> Given request
Return the material exactly, first line through the line containing "165, 168, 170, 173, 237, 267, 288]", and nothing more. Pictures stay out.

> Given data

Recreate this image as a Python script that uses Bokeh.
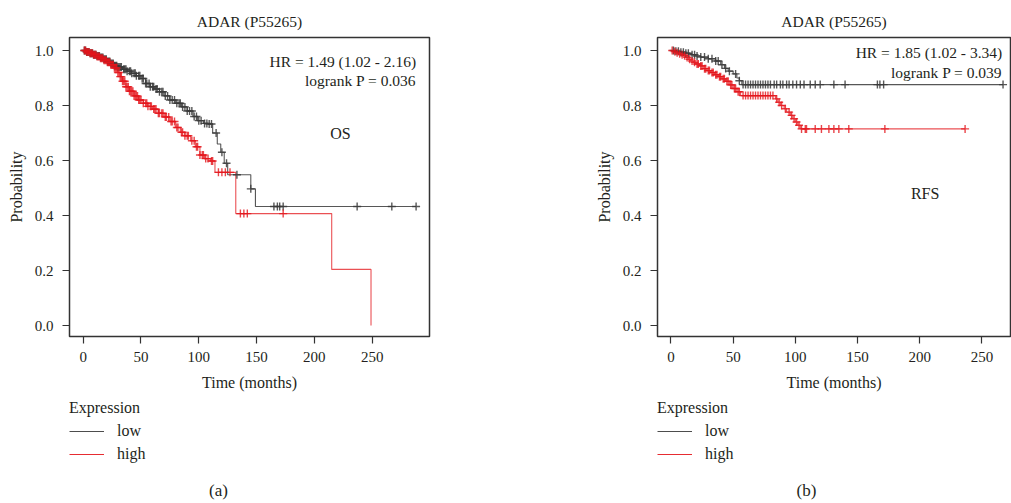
import numpy as np
from bokeh.plotting import figure
from bokeh.layouts import row, column
from bokeh.models import Label, Legend, LegendItem, Range1d, FixedTicker, NumeralTickFormatter, Title
from bokeh.embed import file_html
from bokeh.resources import INLINE

FONT = "Liberation Serif"
TXT = "#231f20"
LOW_COLOR = "#3a3a3a"
HIGH_COLOR = "#e3151b"

title_text = "ADAR (P55265)"
x_ticks = [0, 50, 100, 150, 200, 250]
y_ticks = [0.0, 0.2, 0.4, 0.6, 0.8, 1.0]
groups = ["low", "high"]

# ---------------- (a) OS ----------------
os_low_t = [0, 3, 6, 9, 12, 15, 18, 21, 24, 27, 30, 34, 38, 42, 46, 50, 54, 58, 62, 66, 70, 75, 80,
            85, 90, 95, 99, 104, 108, 112, 116, 119, 122, 125, 145, 149, 288]
os_low_s = [1.0, 0.995, 0.99, 0.985, 0.98, 0.975, 0.968, 0.96, 0.953, 0.945, 0.94, 0.932, 0.925,
            0.917, 0.908, 0.898, 0.88, 0.868, 0.86, 0.85, 0.835, 0.82, 0.808, 0.795, 0.78, 0.76,
            0.745, 0.735, 0.733, 0.70, 0.66, 0.63, 0.59, 0.548, 0.497, 0.433, 0.433]
os_low_cens = [1, 2, 3, 4, 5, 6, 7, 8, 9, 10, 11, 12, 13, 14, 15, 16, 17, 18, 19, 20, 21, 22, 23, 24,
               25, 26, 27, 28, 29, 30, 31, 32, 33, 35, 36, 37, 38, 40, 41, 42, 44, 45, 46, 48, 49,
               51, 52, 54, 55, 57, 58, 60, 61, 63, 64, 66, 68, 69, 71, 73, 75, 77, 79, 81, 83, 84,
               86, 88, 90, 92, 94, 96, 98, 100, 102, 105, 107, 109, 111, 115, 120, 124, 133, 145,
               165, 168, 170, 173, 237, 267, 288]

os_high_t = [0, 3, 6, 9, 12, 15, 18, 21, 24, 27, 30, 32, 34, 37, 40, 44, 48, 52, 56, 60, 65, 70, 75,
             80, 84, 88, 93, 97, 101, 105, 110, 114, 132, 215, 249]
os_high_s = [1.0, 0.995, 0.99, 0.985, 0.978, 0.972, 0.965, 0.957, 0.948, 0.937, 0.92, 0.905, 0.888,
             0.868, 0.852, 0.835, 0.82, 0.808, 0.797, 0.787, 0.772, 0.758, 0.742, 0.72, 0.703, 0.69,
             0.672, 0.65, 0.62, 0.607, 0.598, 0.557, 0.407, 0.204, 0.0]
os_high_cens = [1, 2, 3, 4, 5, 6, 7, 8, 9, 10, 11, 12, 13, 14, 15, 16, 17, 18, 19, 20, 21, 22, 23, 24,
                25, 26, 27, 28, 29, 30, 31, 32, 33, 34, 35, 36, 37, 38, 39, 40, 41, 42, 43, 44, 45,
                46, 47, 48, 49, 50, 52, 54, 55, 56, 58, 59, 61, 62, 63, 65, 66, 68, 69, 71, 72, 74,
                76, 77, 79, 81, 82, 85, 86, 88, 90, 91, 94, 96, 98, 99, 101, 103, 104, 106, 108,
                111, 112, 117, 120, 123, 127, 136, 139, 142, 173]

# ---------------- (b) RFS ----------------
rfs_low_t = [0, 4, 8, 12, 16, 20, 24, 30, 36, 40, 43, 46, 50, 53, 55, 57, 267]
rfs_low_s = [1.0, 0.997, 0.994, 0.99, 0.985, 0.98, 0.976, 0.97, 0.962, 0.948, 0.935, 0.925, 0.915,
             0.9, 0.89, 0.876, 0.876]
rfs_low_cens = [2, 4, 6, 8, 10, 12, 14, 17, 19, 21, 24, 27, 30, 33, 36, 38, 41, 44, 47, 52, 55, 58,
                60, 62, 64, 66, 68, 70, 72, 74, 76, 78, 80, 83, 85, 88, 90, 93, 95, 98, 101, 104,
                107, 112, 116, 120, 131, 140, 166, 168, 171, 267]

rfs_high_t = [0, 2, 4, 6, 8, 10, 12, 14, 16, 18, 20, 23, 26, 29, 32, 35, 38, 41, 44, 47, 50, 53, 56,
              84, 86, 88, 91, 93, 96, 98, 100, 102, 104, 236.5]
rfs_high_s = [1.0, 0.996, 0.992, 0.988, 0.985, 0.981, 0.975, 0.968, 0.962, 0.957, 0.951, 0.944,
              0.934, 0.927, 0.92, 0.912, 0.905, 0.897, 0.888, 0.875, 0.862, 0.85, 0.836, 0.824,
              0.812, 0.80, 0.788, 0.776, 0.764, 0.752, 0.74, 0.728, 0.715, 0.715]
rfs_high_cens = [1, 3, 5, 7, 9, 11, 13, 15, 17, 19, 21, 22, 24, 25, 27, 28, 30, 31, 33, 34, 36, 37,
                 39, 40, 42, 43, 45, 46, 48, 49, 51, 52, 54, 55, 58, 60, 62, 64, 66, 68, 70, 72, 74,
                 76, 78, 80, 82, 85, 87, 89, 92, 95, 97, 99, 101, 103, 105, 108, 109, 116, 121, 127,
                 131, 135, 143, 172, 236.5]

MAIN_H = 397
LEG_H = 503 - MAIN_H


def step_value(ts, ss, c):
    ts = np.asarray(ts, dtype=float)
    ss = np.asarray(ss, dtype=float)
    idx = np.searchsorted(ts, np.asarray(c, dtype=float), side="right") - 1
    return ss[np.clip(idx, 0, len(ss) - 1)]


def km_panel(width, b_left, b_right, x_start, x_end,
             low_t, low_s, low_c, high_t, high_s, high_c,
             hr_text, p_text, text_x, hr_y, p_y, endp, endp_x, endp_y,
             title_off, cap_text, cap_x):
    frame_w = width - b_left - b_right
    p = figure(width=width, height=MAIN_H, output_backend="svg", toolbar_location=None,
               x_range=Range1d(x_start, x_end), y_range=Range1d(-0.04, 1.0473),
               min_border_left=b_left, min_border_right=b_right,
               min_border_top=37, min_border_bottom=MAIN_H - 37 - 299)
    p.grid.visible = False
    p.outline_line_color = "#333333"
    p.outline_line_width = 1.5
    p.background_fill_color = "white"
    p.border_fill_color = "white"

    for ax in (p.xaxis[0], p.yaxis[0]):
        ax.axis_line_color = None
        ax.major_tick_in = 0
        ax.major_tick_out = 7
        ax.major_tick_line_color = "#333333"
        ax.major_tick_line_width = 1.2
        ax.minor_tick_line_color = None
        ax.major_label_text_font = FONT
        ax.major_label_text_font_size = "15px"
        ax.major_label_text_color = TXT
        ax.axis_label_text_font = FONT
        ax.axis_label_text_font_size = "16px"
        ax.axis_label_text_font_style = "normal"
        ax.axis_label_text_color = TXT
    p.xaxis.ticker = FixedTicker(ticks=x_ticks)
    p.yaxis.ticker = FixedTicker(ticks=y_ticks)
    p.yaxis.formatter = NumeralTickFormatter(format="0.0")
    p.xaxis.axis_label = "Time (months)"
    p.yaxis.axis_label = "Probability"
    p.xaxis.major_label_standoff = 8
    p.xaxis.axis_label_standoff = 9
    p.yaxis.major_label_standoff = 9
    p.yaxis.axis_label_standoff = 7

    p.step(low_t, low_s, mode="after", line_color=LOW_COLOR, line_width=1.1, line_alpha=0.85)
    p.step(high_t, high_s, mode="after", line_color=HIGH_COLOR, line_width=1.1, line_alpha=0.75)
    p.scatter(low_c, step_value(low_t, low_s, low_c), marker="cross", size=8,
              line_color=LOW_COLOR, line_width=1.4, line_alpha=0.85)
    p.scatter(high_c, step_value(high_t, high_s, high_c), marker="cross", size=8,
              line_color=HIGH_COLOR, line_width=1.4, line_alpha=0.8)

    def lab(fig, x, y, text, align="left", size="16px"):
        fig.add_layout(Label(x=x, y=y, text=text, text_align=align, text_baseline="middle",
                             text_font=FONT, text_font_size=size, text_color=TXT))

    lab(p, text_x, hr_y, hr_text, "right", "15.5px")
    lab(p, text_x, p_y, p_text, "right", "15.5px")
    lab(p, endp_x, endp_y, endp, "center", "16px")

    p.add_layout(Title(text=title_text, align="center", offset=title_off, standoff=15,
                       text_font=FONT, text_font_size="15.5px", text_font_style="normal",
                       text_color=TXT), "above")

    # legend + caption strip; its frame lines up with the plot frame above it
    q = figure(width=width, height=LEG_H, output_backend="svg", toolbar_location=None,
               x_range=Range1d(0, frame_w), y_range=Range1d(0, LEG_H),
               x_axis_location=None, y_axis_location=None,
               min_border_left=b_left, min_border_right=b_right, min_border_top=0, min_border_bottom=0)
    q.grid.visible = False
    q.outline_line_color = None
    q.background_fill_color = "white"
    q.border_fill_color = "white"
    r_low = q.line(x=[np.nan], y=[np.nan], line_color=LOW_COLOR, line_width=1.1, line_alpha=0.9)
    r_high = q.line(x=[np.nan], y=[np.nan], line_color=HIGH_COLOR, line_width=1.1, line_alpha=0.9)
    legend = Legend(items=[LegendItem(label=groups[0], renderers=[r_low]),
                           LegendItem(label=groups[1], renderers=[r_high])],
                    title="Expression", location=(0, 39), orientation="vertical")
    legend.border_line_color = None
    legend.background_fill_alpha = 0
    legend.padding = 0
    legend.margin = 0
    legend.spacing = 3
    legend.glyph_width = 35
    legend.glyph_height = 20
    legend.label_height = 20
    legend.label_standoff = 13
    legend.label_text_font = FONT
    legend.label_text_font_size = "16px"
    legend.label_text_color = TXT
    legend.title_text_font = FONT
    legend.title_text_font_size = "16px"
    legend.title_text_font_style = "normal"
    legend.title_text_color = TXT
    legend.title_standoff = 4
    q.add_layout(legend)
    lab(q, cap_x, 13, cap_text, "center", "17px")
    return column(p, q, spacing=0)


c1 = km_panel(590, 69, 161, -11.85, 299.6,
              os_low_t, os_low_s, os_low_cens, os_high_t, os_high_s, os_high_cens,
              "HR = 1.49 (1.02 - 2.16)", "logrank P = 0.036", 288, 0.96, 0.891,
              "OS", 222.6, 0.698, -1, "(a)", 149)
c2 = km_panel(421, 67, 1, -10.8, 273.0,
              rfs_low_t, rfs_low_s, rfs_low_cens, rfs_high_t, rfs_high_s, rfs_high_cens,
              "HR = 1.85 (1.02 - 3.34)", "logrank P = 0.039", 266.3, 0.993, 0.92,
              "RFS", 204.4, 0.48, 3, "(b)", 149)

layout = row(c1, c2, spacing=0)
open("out.html", "w").write(file_html(layout, INLINE))
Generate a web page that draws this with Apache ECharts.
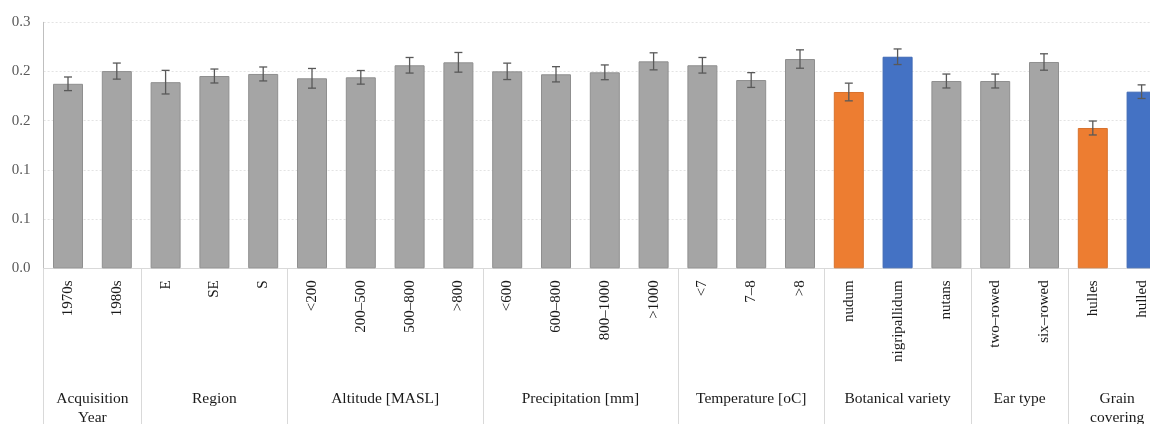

> Answer
Recreate this image as a Python script that uses Bokeh.
import numpy as np
from bokeh.plotting import figure
from bokeh.layouts import row, column
from bokeh.models import Label, Legend, LegendItem, Range1d, FixedTicker, NumeralTickFormatter, Title
from bokeh.embed import file_html
from bokeh.resources import INLINE

FONT = "Liberation Serif"
TXT = "#231f20"
LOW_COLOR = "#3a3a3a"
HIGH_COLOR = "#e3151b"

title_text = "ADAR (P55265)"
x_ticks = [0, 50, 100, 150, 200, 250]
y_ticks = [0.0, 0.2, 0.4, 0.6, 0.8, 1.0]
groups = ["low", "high"]

# ---------------- (a) OS ----------------
os_low_t = [0, 3, 6, 9, 12, 15, 18, 21, 24, 27, 30, 34, 38, 42, 46, 50, 54, 58, 62, 66, 70, 75, 80,
            85, 90, 95, 99, 104, 108, 112, 116, 119, 122, 125, 145, 149, 288]
os_low_s = [1.0, 0.995, 0.99, 0.985, 0.98, 0.975, 0.968, 0.96, 0.953, 0.945, 0.94, 0.932, 0.925,
            0.917, 0.908, 0.898, 0.88, 0.868, 0.86, 0.85, 0.835, 0.82, 0.808, 0.795, 0.78, 0.76,
            0.745, 0.735, 0.733, 0.70, 0.66, 0.63, 0.59, 0.548, 0.497, 0.433, 0.433]
os_low_cens = [1, 2, 3, 4, 5, 6, 7, 8, 9, 10, 11, 12, 13, 14, 15, 16, 17, 18, 19, 20, 21, 22, 23, 24,
               25, 26, 27, 28, 29, 30, 31, 32, 33, 35, 36, 37, 38, 40, 41, 42, 44, 45, 46, 48, 49,
               51, 52, 54, 55, 57, 58, 60, 61, 63, 64, 66, 68, 69, 71, 73, 75, 77, 79, 81, 83, 84,
               86, 88, 90, 92, 94, 96, 98, 100, 102, 105, 107, 109, 111, 115, 120, 124, 133, 145,
               165, 168, 170, 173, 237, 267, 288]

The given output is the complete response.